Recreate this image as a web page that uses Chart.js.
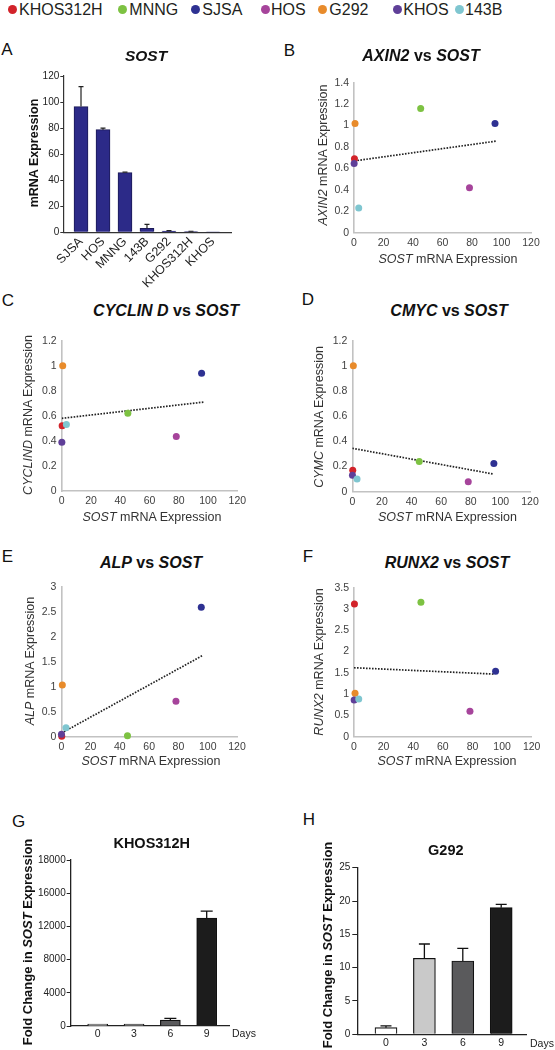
<!DOCTYPE html>
<html><head><meta charset="utf-8">
<script src="https://cdn.jsdelivr.net/npm/chart.js@4.4.1/dist/chart.umd.min.js"></script>
<style>
html,body{margin:0;padding:0;background:#fff;}
#page{position:relative;width:555px;height:1050px;overflow:hidden;font-family:'Liberation Sans',Arial,Helvetica,sans-serif;color:#1a1a1a;}
canvas{position:absolute;}
.t{position:absolute;white-space:nowrap;line-height:1;transform:translate(-50%,-50%);}
.r{transform:translate(-50%,-50%) rotate(-90deg);}
.dot{position:absolute;border-radius:50%;}
</style></head><body><div id="page"></div>
<script>
// ---------------- DATA ----------------
const cellLines = ['KHOS312H','MNNG','SJSA','HOS','G292','KHOS','143B'];

const barCategories = ['SJSA','HOS','MNNG','143B','G292','KHOS312H','KHOS'];
const sostBarValues = [96.5, 78.8, 45.8, 3.1, 1.0, 0.5, 0.1];
const sostBarErrors = [15.3, 1.2, 0.4, 3.0, 0.3, 0.3, 0.0];

// SOST expression (x) of each cell line, in cellLines order
const sostScatterX = [0.3, 45.2, 95.6, 78.3, 0.7, 0.1, 3.2];
const axin2Y   = [0.69, 1.16, 1.02, 0.42, 1.02, 0.645, 0.23];
const cyclinDY = [0.52, 0.62, 0.94, 0.435, 1.00, 0.39, 0.53];
const cmycY    = [0.17, 0.24, 0.225, 0.08, 1.00, 0.13, 0.10];
const alpY     = [0.01, 0.02, 2.60, 0.71, 1.04, 0.05, 0.18];
const runx2Y   = [3.12, 3.16, 1.54, 0.60, 1.02, 0.86, 0.885];

// trend line end points
const trendAxin2X = [0.3, 96.5],  trendAxin2Y = [0.67, 0.855];
const trendCyclinX = [0, 97],     trendCyclinY = [0.58, 0.71];
const trendCmycX = [0, 95.5],     trendCmycY = [0.345, 0.14];
const trendAlpX = [0, 96.5],      trendAlpY = [0.07, 1.63];
const trendRunx2X = [0, 95],      trendRunx2Y = [1.62, 1.47];

const days = ['0','3','6','9'];
const khosFold = [1, 50, 700, 13000];
const khosFoldErr = [0, 0, 220, 850];
const khosYTickLabels = ['0','4000','8000','12000','16000','18000'];
const g292Fold = [1.0, 11.4, 11.0, 19.0];
const g292FoldErr = [0.25, 2.15, 1.9, 0.5];

// ---------------- STYLE ----------------
const lineColors = ['#d2232a','#7dc242','#2e3192','#a6449b','#e88b2b','#5f3f98','#7fc6d0'];
const dayColors = ['#ffffff','#c9c9c9','#5a5a5c','#1c1c1c'];
const legendDotX = [12.7, 122.7, 195.7, 265.7, 322.7, 397.3, 459.3];
const legendTextX = [19, 129.3, 202.3, 271, 329.3, 403.3, 465];

Chart.defaults.font.family = "'Liberation Sans', Arial, Helvetica, sans-serif";
Chart.defaults.color = '#333';

const page = document.getElementById('page');

function txt(html, cx, cy, css, rot) {
  const d = document.createElement('div');
  d.className = 't' + (rot ? ' r' : '');
  d.innerHTML = html;
  d.style.left = cx + 'px';
  d.style.top = cy + 'px';
  d.style.cssText += css || '';
  page.appendChild(d);
  return d;
}

function place(cl, ct, cr, cb, mL, mT, mR, mB) {
  const left = Math.floor(cl - mL), top = Math.floor(ct - mT);
  const right = Math.ceil(cr + mR), bottom = Math.ceil(cb + mB);
  const c = document.createElement('canvas');
  c.width = right - left; c.height = bottom - top;
  c.style.left = left + 'px'; c.style.top = top + 'px';
  c.style.width = c.width + 'px'; c.style.height = c.height + 'px';
  page.appendChild(c);
  return {el: c, yw: cl - left, pt: ct - top, pr: right - cr, xh: bottom - cb};
}

const errorBarPlugin = {
  id: 'errbars',
  afterDatasetsDraw(chart, args, opts) {
    const ctx = chart.ctx, ys = chart.scales.y;
    chart.data.datasets.forEach((ds, di) => {
      if (!ds.errorBars) return;
      const meta = chart.getDatasetMeta(di);
      meta.data.forEach((el, i) => {
        const e = ds.errorBars[i];
        if (!e) return;
        const yTop = ys.getPixelForValue(ds.data[i].y + e);
        ctx.save();
        ctx.strokeStyle = opts.color; ctx.lineWidth = opts.width;
        ctx.beginPath();
        ctx.moveTo(el.x, el.y); ctx.lineTo(el.x, yTop);
        ctx.moveTo(el.x - opts.cap / 2, yTop); ctx.lineTo(el.x + opts.cap / 2, yTop);
        ctx.stroke();
        ctx.restore();
      });
    });
  }
};

const numFmt = v => String(+Number(v).toFixed(2));

// ---------------- LEGEND ----------------
cellLines.forEach((name, i) => {
  const d = document.createElement('div');
  d.className = 'dot';
  d.style.cssText += `left:${legendDotX[i]-4.5}px;top:${9.5-4.5}px;width:9px;height:9px;background:${lineColors[i]};`;
  page.appendChild(d);
  const t = document.createElement('div');
  t.className = 't';
  t.textContent = name;
  t.style.cssText += `left:${legendTextX[i]}px;top:10px;transform:translate(0,-50%);font-size:16px;color:#231f20;`;
  page.appendChild(t);
});

// ---------------- PANEL A ----------------
(function(){
  const p = place(63.3, 76, 231, 232.3, 43, 12, 12, 62);
  new Chart(p.el, {
    type: 'bar',
    data: { datasets: [{
      data: sostBarValues.map((v, i) => ({x: i, y: v})),
      errorBars: sostBarErrors,
      backgroundColor: '#2c2a88', borderColor: '#1b1a55', borderWidth: 1,
      barThickness: 14
    }]},
    plugins: [errorBarPlugin],
    options: {
      responsive: false, animation: false, devicePixelRatio: 1, events: [],
      layout: {padding: {left: 0, top: p.pt, right: p.pr, bottom: 0}},
      plugins: {legend: {display: false}, tooltip: {enabled: false},
        errbars: {color: '#222', width: 1.2, cap: 5}},
      scales: {
        x: {type: 'linear', offset: false, min: -0.805, max: 6.82,
          ticks: {stepSize: 1, includeBounds: false, autoSkip: false, minRotation: 45, maxRotation: 45,
            padding: 2, color: '#222', font: {size: 12.5},
            callback: v => Number.isInteger(v) ? barCategories[v] : ''},
          grid: {display: false, drawTicks: false},
          border: {display: true, color: '#333', width: 1.2},
          afterFit: s => { s.height = p.xh; }},
        y: {min: 0, max: 120,
          ticks: {stepSize: 20, padding: 1, color: '#222', font: {size: 10}},
          grid: {display: true, drawOnChartArea: false, drawTicks: true, tickLength: 3, color: '#333', lineWidth: 1},
          border: {display: true, color: '#333', width: 1.2},
          afterFit: s => { s.width = p.yw; }}
      }
    }
  });
})();

// ---------------- SCATTER PANELS ----------------
const scatterPanels = [
  {area: [354, 82.7, 531, 232.7], yMax: 1.4, step: 0.2, y: axin2Y, tx: trendAxin2X, ty: trendAxin2Y},
  {area: [61.7, 340.7, 237.3, 491], yMax: 1.2, step: 0.2, y: cyclinDY, tx: trendCyclinX, ty: trendCyclinY},
  {area: [352.3, 340.7, 530, 491.7], yMax: 1.2, step: 0.2, y: cmycY, tx: trendCmycX, ty: trendCmycY},
  {area: [61.3, 587.3, 237, 736.7], yMax: 3, step: 0.5, y: alpY, tx: trendAlpX, ty: trendAlpY},
  {area: [354, 587.7, 531.7, 736.7], yMax: 3.5, step: 0.5, y: runx2Y, tx: trendRunx2X, ty: trendRunx2Y}
];

scatterPanels.forEach(sp => {
  const [cl, ct, cr, cb] = sp.area;
  const p = place(cl, ct, cr, cb, 45, 12, 14, 24);
  new Chart(p.el, {
    type: 'scatter',
    data: { datasets: [
      { type: 'scatter', data: sostScatterX.map((x, i) => ({x: x, y: sp.y[i]})),
        pointBackgroundColor: lineColors, pointBorderWidth: 0, pointRadius: 3.5, clip: false, order: 0 },
      { type: 'line', data: sp.tx.map((x, i) => ({x: x, y: sp.ty[i]})), showLine: true,
        borderColor: '#222', borderWidth: 1.7, borderDash: [1.6, 1.4], pointRadius: 0, fill: false, order: 1 }
    ]},
    options: {
      responsive: false, animation: false, devicePixelRatio: 1, events: [],
      layout: {padding: {left: 0, top: p.pt, right: p.pr, bottom: 0}},
      plugins: {legend: {display: false}, tooltip: {enabled: false}},
      scales: {
        x: {type: 'linear', min: 0, max: 120,
          ticks: {stepSize: 20, padding: 4, color: '#404040', font: {size: 10.5}, callback: numFmt},
          grid: {display: false, drawTicks: false},
          border: {display: true, color: '#c2c2c2', width: 1.6},
          afterFit: s => { s.height = p.xh; }},
        y: {type: 'linear', min: 0, max: sp.yMax,
          ticks: {stepSize: sp.step, padding: 5, color: '#404040', font: {size: 10.5}, callback: numFmt},
          grid: {display: false, drawTicks: false},
          border: {display: true, color: '#c2c2c2', width: 1.6},
          afterFit: s => { s.width = p.yw; }}
      }
    }
  });
});

// ---------------- PANELS G / H ----------------
function foldPanel(area, xMin, xMax, vals, errs, yMax, yStep, yFmt, barW, cap, xPad, yPad, tickLen, minBar) {
  const [cl, ct, cr, cb] = area;
  const p = place(cl, ct, cr, cb, cl - Math.floor(cl - 55), 12, 14, 1050 - cb);
  new Chart(p.el, {
    type: 'bar',
    data: { datasets: [{
      data: vals.map((v, i) => ({x: i, y: v})),
      errorBars: errs,
      backgroundColor: dayColors, borderColor: '#111', borderWidth: 1.2,
      barThickness: barW, minBarLength: minBar
    }]},
    plugins: [errorBarPlugin],
    options: {
      responsive: false, animation: false, devicePixelRatio: 1, events: [],
      layout: {padding: {left: 0, top: p.pt, right: p.pr, bottom: 0}},
      plugins: {legend: {display: false}, tooltip: {enabled: false},
        errbars: {color: '#111', width: 1.3, cap: cap}},
      scales: {
        x: {type: 'linear', offset: false, min: xMin, max: xMax,
          ticks: {stepSize: 1, includeBounds: false, autoSkip: false, maxRotation: 0,
            padding: xPad, color: '#222', font: {size: 10.5},
            callback: v => Number.isInteger(v) ? days[v] : ''},
          grid: {display: false, drawTicks: false},
          border: {display: true, color: '#222', width: 1.3},
          afterFit: s => { s.height = p.xh; }},
        y: {min: 0, max: yMax,
          ticks: {stepSize: yStep, padding: yPad, color: '#222', font: {size: 10}, callback: yFmt},
          grid: {display: true, drawOnChartArea: false, drawTicks: true, tickLength: tickLen, color: '#222', lineWidth: 1},
          border: {display: true, color: '#222', width: 1.3},
          afterFit: s => { s.width = p.yw; }}
      }
    }
  });
}

foldPanel([70.7, 860, 229, 1026], -0.743, 3.614, khosFold, khosFoldErr, 20000, 4000,
  v => khosYTickLabels[Math.round(v / 4000)], 20, 12, 2, 1, 4, 2);
foldPanel([357.3, 867.7, 526.7, 1034.3], -0.747, 3.664, g292Fold, g292FoldErr, 25, 5,
  v => String(v), 22, 11, 3, 2, 5, 0);

// ---------------- TEXT ----------------
const L = 'font-size:17px;color:#111;';
txt('A', 7, 49, L); txt('B', 289.5, 50, L);
txt('C', 8, 300, L); txt('D', 308, 299, L);
txt('E', 7.5, 556, L); txt('F', 308, 556, L);
txt('G', 18.5, 821, L); txt('H', 309, 819, L);

const T = 'font-size:16px;font-weight:bold;color:#111;';
txt('<i>SOST</i>', 146, 56, 'font-size:15.5px;font-weight:bold;color:#111;');
txt('<i>AXIN2</i> vs <i>SOST</i>', 421, 56, T);
txt('<i>CYCLIN D</i> vs <i>SOST</i>', 166, 311, T);
txt('<i>CMYC</i> vs <i>SOST</i>', 449, 311, T);
txt('<i>ALP</i> vs <i>SOST</i>', 151, 563, T);
txt('<i>RUNX2</i> vs <i>SOST</i>', 447, 563, T);
txt('KHOS312H', 151.7, 843, 'font-size:14.5px;font-weight:bold;color:#111;');
txt('G292', 445.8, 850, 'font-size:14.5px;font-weight:bold;color:#111;');

txt('mRNA Expression', 34, 153, 'font-size:12.5px;font-weight:bold;color:#111;', true);

const X = 'font-size:12.5px;color:#333;';
const xTitle = '<i>SOST</i> mRNA Expression';
txt(xTitle, 448, 259, X);
txt(xTitle, 152, 516.7, X);
txt(xTitle, 447.5, 516.7, X);
txt(xTitle, 151, 761, X);
txt(xTitle, 447, 761, X);

txt('<i>AXIN2</i> mRNA Expression', 322.7, 155, X, true);
txt('<i>CYCLIND</i> mRNA Expression', 28, 415, X, true);
txt('<i>CYMC</i> mRNA Expression', 319, 416.7, X, true);
txt('<i>ALP</i> mRNA Expression', 30, 660.7, X, true);
txt('<i>RUNX2</i> mRNA Expression', 319.3, 662, X, true);

const F = 'font-size:13px;font-weight:bold;color:#111;';
txt('Fold Change in <i>SOST</i> Expression', 27, 942, F, true);
txt('Fold Change in <i>SOST</i> Expression', 326.7, 945, F, true);
txt('Days', 244, 1033, 'font-size:10.5px;color:#222;');
txt('Days', 542, 1043, 'font-size:10.5px;color:#222;');
</script></body></html>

§

What is needed – Leave out any pictures, please, and quote only the lines from the top of the data through the line that contains "trendRunx2Y = [1.62, 1.47];".

Task solution –
Recreate this image as a web page that uses Chart.js.
<!DOCTYPE html>
<html><head><meta charset="utf-8">
<script src="https://cdn.jsdelivr.net/npm/chart.js@4.4.1/dist/chart.umd.min.js"></script>
<style>
html,body{margin:0;padding:0;background:#fff;}
#page{position:relative;width:555px;height:1050px;overflow:hidden;font-family:'Liberation Sans',Arial,Helvetica,sans-serif;color:#1a1a1a;}
canvas{position:absolute;}
.t{position:absolute;white-space:nowrap;line-height:1;transform:translate(-50%,-50%);}
.r{transform:translate(-50%,-50%) rotate(-90deg);}
.dot{position:absolute;border-radius:50%;}
</style></head><body><div id="page"></div>
<script>
// ---------------- DATA ----------------
const cellLines = ['KHOS312H','MNNG','SJSA','HOS','G292','KHOS','143B'];

const barCategories = ['SJSA','HOS','MNNG','143B','G292','KHOS312H','KHOS'];
const sostBarValues = [96.5, 78.8, 45.8, 3.1, 1.0, 0.5, 0.1];
const sostBarErrors = [15.3, 1.2, 0.4, 3.0, 0.3, 0.3, 0.0];

// SOST expression (x) of each cell line, in cellLines order
const sostScatterX = [0.3, 45.2, 95.6, 78.3, 0.7, 0.1, 3.2];
const axin2Y   = [0.69, 1.16, 1.02, 0.42, 1.02, 0.645, 0.23];
const cyclinDY = [0.52, 0.62, 0.94, 0.435, 1.00, 0.39, 0.53];
const cmycY    = [0.17, 0.24, 0.225, 0.08, 1.00, 0.13, 0.10];
const alpY     = [0.01, 0.02, 2.60, 0.71, 1.04, 0.05, 0.18];
const runx2Y   = [3.12, 3.16, 1.54, 0.60, 1.02, 0.86, 0.885];

// trend line end points
const trendAxin2X = [0.3, 96.5],  trendAxin2Y = [0.67, 0.855];
const trendCyclinX = [0, 97],     trendCyclinY = [0.58, 0.71];
const trendCmycX = [0, 95.5],     trendCmycY = [0.345, 0.14];
const trendAlpX = [0, 96.5],      trendAlpY = [0.07, 1.63];
const trendRunx2X = [0, 95],      trendRunx2Y = [1.62, 1.47];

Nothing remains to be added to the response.